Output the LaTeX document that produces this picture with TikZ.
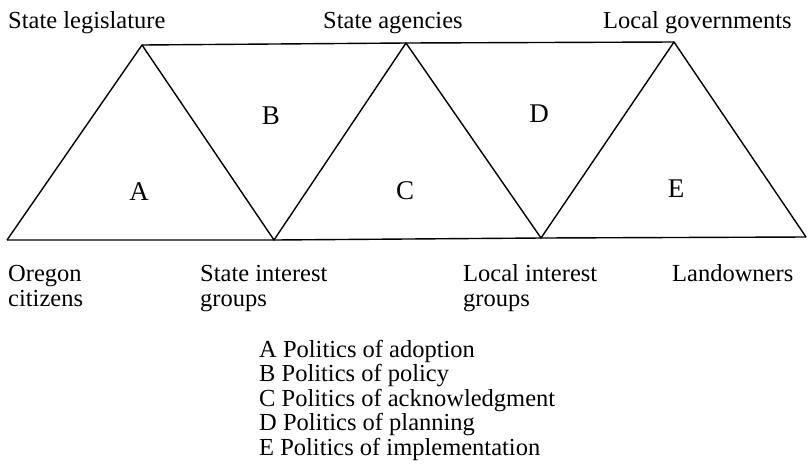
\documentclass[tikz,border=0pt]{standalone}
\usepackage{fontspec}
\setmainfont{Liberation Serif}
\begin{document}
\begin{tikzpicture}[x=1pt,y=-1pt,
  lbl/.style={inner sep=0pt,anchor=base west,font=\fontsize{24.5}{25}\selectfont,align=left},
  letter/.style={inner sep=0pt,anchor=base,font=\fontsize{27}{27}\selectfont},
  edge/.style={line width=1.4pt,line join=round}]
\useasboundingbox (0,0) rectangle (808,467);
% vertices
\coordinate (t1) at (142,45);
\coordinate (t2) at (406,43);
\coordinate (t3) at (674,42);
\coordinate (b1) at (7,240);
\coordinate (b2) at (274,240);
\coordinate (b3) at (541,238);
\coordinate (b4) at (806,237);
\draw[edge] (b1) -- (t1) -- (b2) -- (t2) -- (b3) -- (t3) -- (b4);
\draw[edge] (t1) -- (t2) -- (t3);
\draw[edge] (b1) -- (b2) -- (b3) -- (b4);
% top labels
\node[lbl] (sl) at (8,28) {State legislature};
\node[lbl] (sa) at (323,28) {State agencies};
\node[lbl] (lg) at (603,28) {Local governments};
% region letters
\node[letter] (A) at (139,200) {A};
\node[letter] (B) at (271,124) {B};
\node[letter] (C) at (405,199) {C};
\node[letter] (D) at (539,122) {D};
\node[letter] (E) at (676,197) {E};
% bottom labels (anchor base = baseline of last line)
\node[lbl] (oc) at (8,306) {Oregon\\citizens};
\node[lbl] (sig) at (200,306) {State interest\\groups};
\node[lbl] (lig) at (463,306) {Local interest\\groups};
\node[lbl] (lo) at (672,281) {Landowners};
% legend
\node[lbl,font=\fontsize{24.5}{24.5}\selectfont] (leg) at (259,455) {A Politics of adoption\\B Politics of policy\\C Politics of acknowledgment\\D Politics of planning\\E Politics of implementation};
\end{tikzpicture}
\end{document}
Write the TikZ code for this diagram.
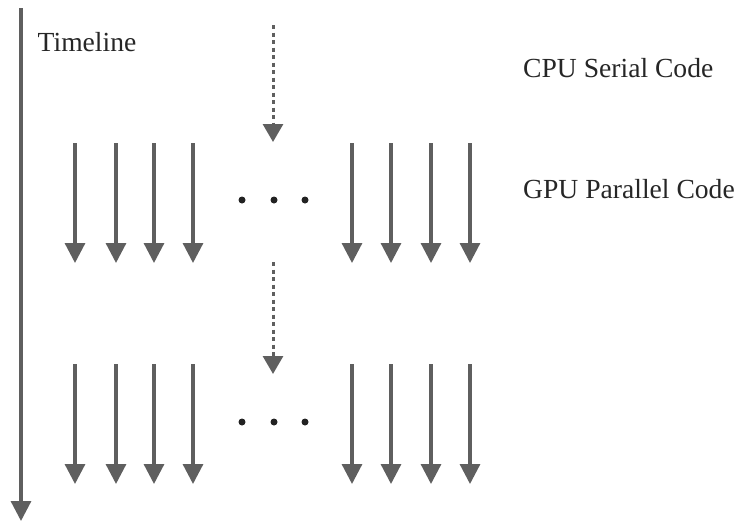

++++++++++++++++++++

TASK BRIEF — Without including the pictures, reproduce all entries exactly.

RESPONSE —
Output the LaTeX document that produces this picture with TikZ.
\documentclass[tikz,border=0pt]{standalone}
\usepackage{fontspec}
\setmainfont{Liberation Serif}
\begin{document}
\begin{tikzpicture}[x=1pt,y=-1pt,
  lbl/.style={inner sep=0pt,anchor=base west,font=\fontsize{24.5}{25}\selectfont,align=left},
  letter/.style={inner sep=0pt,anchor=base,font=\fontsize{27}{27}\selectfont},
  edge/.style={line width=1.4pt,line join=round}]
\useasboundingbox (0,0) rectangle (808,467);
% vertices
\coordinate (t1) at (142,45);
\coordinate (t2) at (406,43);
\coordinate (t3) at (674,42);
\coordinate (b1) at (7,240);
\coordinate (b2) at (274,240);
\coordinate (b3) at (541,238);
\coordinate (b4) at (806,237);
\draw[edge] (b1) -- (t1) -- (b2) -- (t2) -- (b3) -- (t3) -- (b4);
\draw[edge] (t1) -- (t2) -- (t3);
\draw[edge] (b1) -- (b2) -- (b3) -- (b4);
% top labels
\node[lbl] (sl) at (8,28) {State legislature};
\node[lbl] (sa) at (323,28) {State agencies};
\node[lbl] (lg) at (603,28) {Local governments};
% region letters
\node[letter] (A) at (139,200) {A};
\node[letter] (B) at (271,124) {B};
\node[letter] (C) at (405,199) {C};
\node[letter] (D) at (539,122) {D};
\node[letter] (E) at (676,197) {E};
% bottom labels (anchor base = baseline of last line)
\node[lbl] (oc) at (8,306) {Oregon\\citizens};
\node[lbl] (sig) at (200,306) {State interest\\groups};
\node[lbl] (lig) at (463,306) {Local interest\\groups};
\node[lbl] (lo) at (672,281) {Landowners};
% legend
\node[lbl,font=\fontsize{24.5}{24.5}\selectfont] (leg) at (259,455) {A Politics of adoption\\B Politics of policy\\C Politics of acknowledgment\\D Politics of planning\\E Politics of implementation};
\end{tikzpicture}
\end{document}
Write the TikZ code for this diagram.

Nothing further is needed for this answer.